Merz, whose bloc leads in polls ahead of a 23 February election, was reported to have told Bundestag members to “weather this storm”.

Chancellor Olaf Scholz’s Social Democrats and his Green coalition partners were accused of trying to stop the vote from happening by referring it back to committees.

German chancellor Olaf Scholz’s SPD party was accused of trying to block the motion (Getty Images)

The Free Democrats, who also support tightening migration rules, said they were seeking a way of getting the law passed without relying on the AfD.

"It depends entirely on the SPD and Greens to prepare the way for a democratic majority to pass this important law," FDP legislator Benjamin Duerr said.

Scholz warned in a podcast for Die Zeit newspaper that Germany risked following Austria into a world where the far-right Freedom Party becomes the dominant political force.

“Everyone said they wouldn't join with the Freedom Party," he said. "And now we might get a Freedom Party chancellor."

On Thursday, former German chancellor and CDU leader Angela Merkel hit out at the Christian Democrats for cooperating with the far-right.

“I consider it wrong to abandon this commitment and, as a result, to knowingly allow a majority with AfD votes in the Bundestag for the first time,” Ms Merkel said.

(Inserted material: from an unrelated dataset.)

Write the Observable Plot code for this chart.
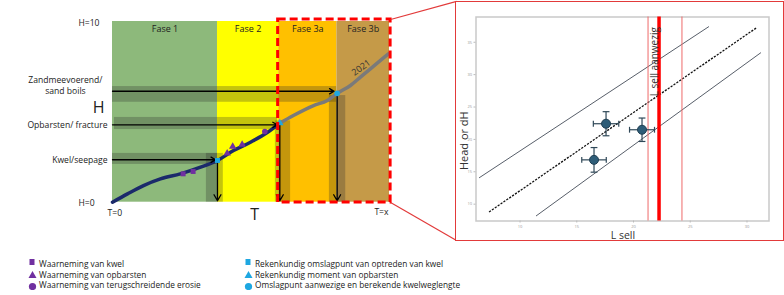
<!DOCTYPE html>
<html>
<head>
<meta charset="utf-8">
<script src="https://cdn.jsdelivr.net/npm/d3@7"></script>
<script src="https://cdn.jsdelivr.net/npm/@observablehq/plot@0.6"></script>
<style>
  html, body { margin: 0; padding: 0; background: #fff; }
  #wrap { position: relative; width: 784px; height: 295px; overflow: hidden; font-family: "Open Sans", "Liberation Sans", sans-serif; }
  #left { position: absolute; left: 0; top: 0; }
  #right { position: absolute; left: 455px; top: 1px; width: 327px; height: 238px; border: 1.5px solid #e23a3a; background: #fff; }
  #legend { position: absolute; left: 0; top: 258px; width: 784px; height: 37px; font-size: 8.3px; color: #222; }
  .item { position: absolute; white-space: nowrap; line-height: 11px; }
  .item svg { position: absolute; left: -11px; top: 1px; }
</style>
</head>
<body>
<div id="wrap">
  <div id="left"></div>
  <div id="right"></div>
  <div id="legend"></div>
</div>
<script>
// ---------- LEFT PANEL DATA (T and H in schematic units 0..10) ----------
const phases      = ["Fase 1", "Fase 2", "Fase 3a", "Fase 3b"];
const phaseStart  = [0, 3.79, 6.0, 8.1];
const phaseEnd    = [3.79, 6.0, 8.1, 10];

// observed curve (until fracture) and 2021 curve
const curveT1 = [0, 0.54, 1.12, 1.73, 2.45, 3.18, 3.79, 4.37, 4.98, 5.6, 6.0];
const curveH1 = [0, 0.46, 0.92, 1.29, 1.57, 1.94, 2.31, 2.86, 3.32, 3.87, 4.34];
const curveT2 = [6.0, 6.53, 7.26, 7.76, 8.12, 8.59, 8.95, 9.31, 9.96];
const curveH2 = [4.34, 4.80, 5.35, 5.63, 6.03, 6.46, 6.92, 7.38, 8.21];

// observations (purple)
const obsKind = ["kwel", "kwel", "opbarsten", "opbarsten", "opbarsten", "erosie"];
const obsT    = [2.55, 2.91, 4.14, 4.34, 4.68, 5.5];
const obsH    = [1.57, 1.70, 2.71, 3.08, 3.19, 3.91];

// computed points (cyan)
const calcKind = ["kwel", "opbarsten", "omslag"];
const calcT    = [3.79, 6.04, 8.11];
const calcH    = [2.31, 4.38, 6.02];

// threshold levels (labels on H axis) with horizontal bands and arrows
const levelName   = ["Kwel/seepage", "Opbarsten/ fracture", "Zandmeevoerend/ sand boils"];
const levelH      = [2.35, 4.28, 6.14];
const levelBandLo = [2.09, 4.02, 5.53];
const levelBandHi = [2.70, 4.69, 6.40];
const levelBandX0 = [0, 0.07, 0];
const levelBandX1 = [3.79, 5.96, 8.09];
const levelArrowEnd = [3.72, 5.95, 8.0];
const colX0 = [3.39, 5.88, 7.83];
const colX1 = [4.0, 6.43, 8.42];
const colTop = [2.70, 4.50, 5.90];

// zoom box and connectors to the right panel
const boxT = [5.98, 10.04];
const boxH = [-0.02, 10.11];
const connT = [12.42, 12.42];
const connH = [11.11, -2.12];

// ---------- RIGHT PANEL DATA ----------
const lsell    = [17.58, 20.75, 16.52];
const head     = [22.42, 21.49, 16.84];
const lsellErr = [1.12, 1.10, 1.08];
const headErr  = [1.86, 1.81, 1.90];

const lineName = ["upper", "fit", "lower"];
const lineX1 = [6.39, 7.27, 11.41];
const lineY1 = [14.06, 8.79, 8.17];
const lineX2 = [26.65, 30.88, 31.23];
const lineY2 = [37.43, 37.28, 33.40];

const lsellPresent = 22.25;
const lsellBounds  = [21.28, 24.27];
const xTicks = [10, 15, 20, 25, 30];
const yTicks = [10, 15, 20, 25, 30, 35];

// ---------- build tables ----------
const phaseRows = phases.map((p, i) => ({p, t0: phaseStart[i], t1: phaseEnd[i]}));
const curve1 = curveT1.map((t, i) => ({t, h: curveH1[i]}));
const curve2 = curveT2.map((t, i) => ({t, h: curveH2[i]}));
const obs = obsT.map((t, i) => ({t, h: obsH[i], k: obsKind[i]}));
const calc = calcT.map((t, i) => ({t, h: calcH[i], k: calcKind[i]}));
const levels = levelName.map((n, i) => ({n, h: levelH[i], lo: levelBandLo[i], hi: levelBandHi[i],
  bx0: levelBandX0[i], bx1: levelBandX1[i], ae: levelArrowEnd[i], cx0: colX0[i], cx1: colX1[i], ct: colTop[i], vx: calcT[i], vh: calcH[i]}));
const conns = connT.map((t, i) => ({t0: boxT[1], h0: i === 0 ? boxH[1] : boxH[0], t1: t, h1: connH[i]}));

const font = "'Open Sans', 'Liberation Sans', sans-serif";
const symbolScale = {domain: ["kwel", "opbarsten", "erosie", "omslag"], range: ["square", "triangle", "circle", "circle"]};

const left = Plot.plot({
  width: 460, height: 240,
  marginLeft: 112, marginRight: 71, marginTop: 21, marginBottom: 38.3,
  x: {domain: [0, 10], axis: null},
  y: {domain: [0, 10], axis: null},
  color: {domain: phases, range: ["#8db97b", "#ffff00", "#ffc000", "#c59a48"]},
  symbol: symbolScale,
  style: {fontFamily: font, overflow: "visible", background: "transparent"},
  marks: [
    Plot.rect(phaseRows, {x1: "t0", x2: "t1", y1: 0, y2: 10, fill: "p"}),
    Plot.text(phaseRows, {x: d => (d.t0 + d.t1) / 2, y: 9.56, text: "p", fontSize: 9, fill: "#222"}),
    // dark translucent bands
    Plot.rect(levels, {x1: "bx0", x2: "bx1", y1: "lo", y2: "hi", fill: "#2a2a2a", fillOpacity: 0.28}),
    Plot.rect(levels, {x1: "cx0", x2: "cx1", y1: 0, y2: "ct", fill: "#2a2a2a", fillOpacity: 0.28}),
    // curves
    Plot.line(curve2, {x: "t", y: "h", stroke: "#7a7a7a", strokeWidth: 3.5, curve: "monotone-x"}),
    Plot.line(curve1, {x: "t", y: "h", stroke: "#1b2a6b", strokeWidth: 3.5, curve: "monotone-x"}),
    Plot.text(["2021"], {x: 8.98, y: 7.45, text: d => d, rotate: -36, fontSize: 9, fill: "#333"}),
    // arrows
    Plot.arrow(levels, {x1: 0, y1: "h", x2: "ae", y2: "h", stroke: "black", strokeWidth: 1.3, headLength: 6}),
    Plot.arrow(levels, {x1: "vx", y1: d => d.vh - 0.05, x2: "vx", y2: 0.08, stroke: "black", strokeWidth: 1.3, headLength: 8}),
    // observations and computed points
    Plot.dot(obs, {x: "t", y: "h", symbol: "k", fill: "#7030a0", r: 2.8}),
    Plot.dot(calc, {x: "t", y: "h", symbol: "k", fill: "#1ea7e1", r: 2.8}),
    // zoom box
    Plot.rect([0], {x1: boxT[0], x2: boxT[1], y1: boxH[0], y2: boxH[1], fill: "none", stroke: "#ff0000", strokeWidth: 3, strokeDasharray: "8,4"}),
    Plot.link(conns, {x1: "t0", y1: "h0", x2: "t1", y2: "h1", stroke: "#e23a3a", strokeWidth: 1.2}),
    // axis annotations
    Plot.text(["H=10", "H=0"], {x: -1.23, y: [9.89, -0.05], text: d => d, textAnchor: "start", fontSize: 8.6, fill: "#222"}),
    Plot.text(["T=0"], {x: -0.18, y: -0.63, text: d => d, textAnchor: "start", fontSize: 8.6, fill: "#222"}),
    Plot.text(["T=x"], {x: 9.71, y: -0.55, text: d => d, fontSize: 8.6, fill: "#222"}),
    Plot.text(["T"], {x: 5.13, y: -0.72, text: d => d, fontSize: 16, fill: "#222"}),
    Plot.text(["H"], {x: -0.5, y: 5.24, text: d => d, fontSize: 16, fill: "#222"}),
    Plot.text(levels.slice(0, 2), {x: -0.18, y: "h", text: "n", textAnchor: "end", fontSize: 8.6, fill: "#222"}),
    Plot.text(["Zandmeevoerend/", "sand boils"], {x: -1.7, y: [6.73, 6.14], text: d => d, fontSize: 8.6, fill: "#222"})
  ]
});
document.getElementById("left").appendChild(left);

// ---------- right panel ----------
const pts = lsell.map((x, i) => ({x, y: head[i], ex: lsellErr[i], ey: headErr[i]}));
const lines = lineName.map((n, i) => ({n, x1: lineX1[i], y1: lineY1[i], x2: lineX2[i], y2: lineY2[i]}));
const capX = 0.3, capY = 0.45;
const yDom = [7.4, 38.9];

const right = Plot.plot({
  width: 327, height: 238,
  marginLeft: 19.5, marginRight: 14.5, marginTop: 14.5, marginBottom: 19.5,
  x: {domain: [6.12, 31.94], ticks: xTicks, tickSize: 2, label: null},
  y: {domain: yDom, ticks: yTicks, tickSize: 2, label: null},
  style: {fontFamily: font, overflow: "visible"},
  marks: [
    Plot.frame({stroke: "#c9c9c9", strokeWidth: 1.5}),
    Plot.axisX(xTicks, {fontSize: 4, fill: "#999", stroke: "#bbb", tickSize: 2, tickPadding: 2, label: null}),
    Plot.axisY(yTicks, {fontSize: 4, fill: "#999", stroke: "#bbb", tickSize: 2, tickPadding: 2, label: null}),
    Plot.link(lines.filter(d => d.n !== "fit"), {x1: "x1", y1: "y1", x2: "x2", y2: "y2", stroke: "#444c58", strokeWidth: 0.9}),
    Plot.link(lines.filter(d => d.n === "fit"), {x1: "x1", y1: "y1", x2: "x2", y2: "y2", stroke: "#111", strokeWidth: 1.3, strokeDasharray: "2.2,1.3"}),
    Plot.ruleX(lsellBounds, {y1: yDom[0], y2: yDom[1], stroke: "#ee6a6a", strokeWidth: 1}),
    Plot.ruleX([lsellPresent], {y1: yDom[0], y2: yDom[1], stroke: "#ff0000", strokeWidth: 3.5}),
    Plot.text(["L sell aanwezig"], {x: 21.89, y: 32.0, text: d => d, rotate: -90, fontSize: 10, fill: "#333"}),
    // error bars
    Plot.link(pts, {x1: d => d.x - d.ex, x2: d => d.x + d.ex, y1: "y", y2: "y", stroke: "#2f4858", strokeWidth: 1.2}),
    Plot.link(pts, {x1: "x", x2: "x", y1: d => d.y - d.ey, y2: d => d.y + d.ey, stroke: "#2f4858", strokeWidth: 1.2}),
    Plot.link(pts, {x1: d => d.x - d.ex, x2: d => d.x - d.ex, y1: d => d.y - capY, y2: d => d.y + capY, stroke: "#2f4858", strokeWidth: 1.2}),
    Plot.link(pts, {x1: d => d.x + d.ex, x2: d => d.x + d.ex, y1: d => d.y - capY, y2: d => d.y + capY, stroke: "#2f4858", strokeWidth: 1.2}),
    Plot.link(pts, {x1: d => d.x - capX, x2: d => d.x + capX, y1: d => d.y - d.ey, y2: d => d.y - d.ey, stroke: "#2f4858", strokeWidth: 1.2}),
    Plot.link(pts, {x1: d => d.x - capX, x2: d => d.x + capX, y1: d => d.y + d.ey, y2: d => d.y + d.ey, stroke: "#2f4858", strokeWidth: 1.2}),
    Plot.dot(pts, {x: "x", y: "y", r: 4.5, fill: "#2e5d78", stroke: "#203f52", strokeWidth: 1}),
    // axis titles
    Plot.text(["Head or dH"], {x: 5.07, y: 19.8, text: d => d, rotate: -90, fontSize: 11, fill: "#333"}),
    Plot.text(["L sell"], {x: 19.07, y: 5.2, text: d => d, fontSize: 10.5, fill: "#333"})
  ]
});
document.getElementById("right").appendChild(right);

// ---------- legend ----------
const legendLeft  = ["Waarneming van kwel", "Waarneming van opbarsten", "Waarneming van terugschreidende erosie"];
const legendRight = ["Rekenkundig omslagpunt van optreden van kwel", "Rekenkundig moment van opbarsten", "Omslagpunt aanwezige en berekende kwelweglengte"];
const legendShapes = ["square", "triangle", "circle"];
const shapeSvg = (s, c) => {
  if (s === "square") return `<svg width="8" height="9"><rect x="1.5" y="0" width="5" height="6" fill="${c}"/></svg>`;
  if (s === "triangle") return `<svg width="9" height="9"><polygon points="4.5,1 8.5,8 0.5,8" fill="${c}"/></svg>`;
  return `<svg width="9" height="10"><circle cx="4.5" cy="6.5" r="3.6" fill="${c}"/></svg>`;
};
const leg = document.getElementById("legend");
[[legendLeft, 39, "#7030a0"], [legendRight, 255, "#1ea7e1"]].forEach(([labels, x, c]) => {
  labels.forEach((l, i) => {
    const d = document.createElement("div");
    d.className = "item";
    d.style.left = x + "px";
    d.style.top = (i * 10.7) + "px";
    d.innerHTML = shapeSvg(legendShapes[i], c) + l;
    leg.appendChild(d);
  });
});
</script>
</body>
</html>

The 99-year-old Holocaust survivor Albrecht Weinberg said he would return his federal order of merit in protest of the CDU’s cooperation with the AfD.

Born to a Jewish family in 1925, Weinberg spent time during World War Two in the Nazi death camps at Auschwitz and Bergen-Belsen.

The non-binding Bundestag vote marked the first time the CDU relied on AfD votes to try and push through a motion, marking a rupture with Ms Merkel’s centrist legacy.

“Now begins a new era,” proclaimed Bernd Baumann, a senior AfD lawmaker after the motion was passed.